Our very own HSDC student wins Fuller’s College Chef of the Year 2019

Havant & South Downs College Catering student, Jonny Smith, has been named Fuller’s College Chef of the Year for 2019, winning a four-day placement in British Chef Simon Rogan’s new restaurant in Hong Kong.

The final cook-off took place at Havant & South Downs College, where finalists were judged on their techniques, flavour, execution and service by an expert judging panel of 12 leading industry individuals – including Michelin Star Chefs – with seven judges for food and five for service.

Student Jonny won the College category for his malt and barley smoked cod loin served with leeks, Jersey royals, egg and wholegrain mustard, followed by his pumpkin baked Alaska pudding. Fellow HSDC student Chloe Curry also won silver.

Havant & South Downs College is at the heart of its community, working with businesses and helping to educate and train many young people and adult learners each year. Despite this, Havant & South Downs College and other colleges in the country have had to deal with an average of 30% cut to its funding over the last decade.

Mike Gaston, Principal and Chief Executive of HSDC said: “Colleges already contribute so much to the fabric of people’s lives, working in partnership with a wide range of stakeholders within our communities. From schools and universities to businesses and charities, colleges offer their communities the social cohesion, the skills development and academic prowess where everyone can achieve. If we are serious about protecting this jewel in our community crowns, we need to be serious about supporting our colleges.

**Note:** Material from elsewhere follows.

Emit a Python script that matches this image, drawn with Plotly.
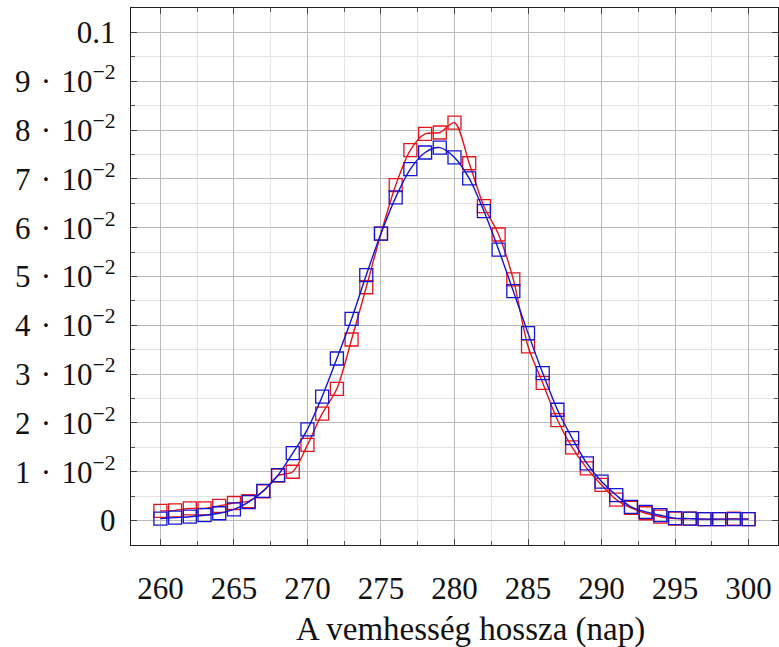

David Hughes, Chief Executive of the Association of Colleges, said: “The £400m funding boost announced in the spending review and the Secretary of State’s speech at the Conservative Party conference showed that the government is committed to investing in further education and skills. However there are many funding and policy challenges to grapple with to ensure colleges can thrive in the long term. Now more than ever we need highly skilled, well-educated workforces to deliver for our economy and country.”

Colleges Week this year is about celebrating the amazing work colleges do, educating 2.2 million people every year, including more than 600,000 16 to 18-year-olds. Colleges have been neglected in recent years and proper funding for adult education is still urgently needed. This week is about making our voices heard and campaigning with partners to make sure colleges continue to be a serious political, economic and social priority.”